Waiver - To voluntarily give up or surrender a right.
Waiver of condition - The relinquishment of some right as set out in a condition within an Agreement.
Walk-up - An apartment building of two or more floors where the only access to the upper floors is by means of stairways.
Warehouse - A building used to store merchandise and other materials or equipment.
Warranty - A guaranty by the seller, covering the title as well as the physical condition of the property.
Warranty deed - A deed in which the grantor fully warrants good clear title to the premises. Also called a general warranty deed.
Waste - An improper use or abuse of property by one in possession of land, who holds less than the fee ownership, such as a tenant, life tenant, mortgagor, or vendee.

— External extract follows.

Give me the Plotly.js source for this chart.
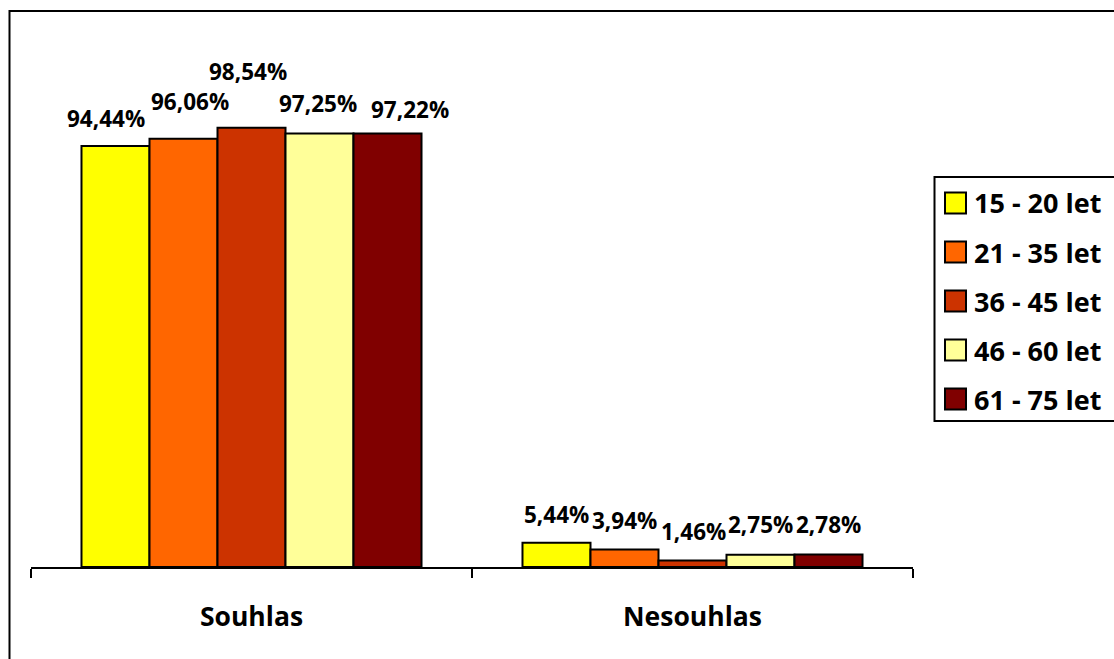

Wear and tear - The gradual physical deterioration of property, resulting from use, passage of time and weather. Only property subject to wear and tear is depreciable.
Wood frame wall - Load-bearing walls that carry the weight of the roof and floors down to the foundations.
Working drawings - Detailed floor space plans that diagrammatically show all improvements to be made and are designed as instructions to the various contractors involved.
Wrap-around-mortgage - A method of refinancing in which the new mortgage is placed in a secondary or subordinate position. In essence, it is an additional mortgage in which another lender refinances a borrower by lending an amount over the existing first mortgage amount, without cashing out or distributing the existence of the first mortgage.
Zoning - The regulation of structures and uses of property within designated districts or zones. Zoning regulates and affects such things as use of the land, types of structure permitted, building heights, setbacks, and density (the ratio of land area to improvement area).
Zoning amendment - A change to an existing zoning By-Law to permit the development or use of a property that does not comply with the existing zoning By-Law.
Zoning By-Law - A By-Law passed by a municipality to regulate the use of the land and specifically limiting the use of land in certain areas for any purpose other than as set out in the By-Law, and defines exactly what can take place on a parcel of land.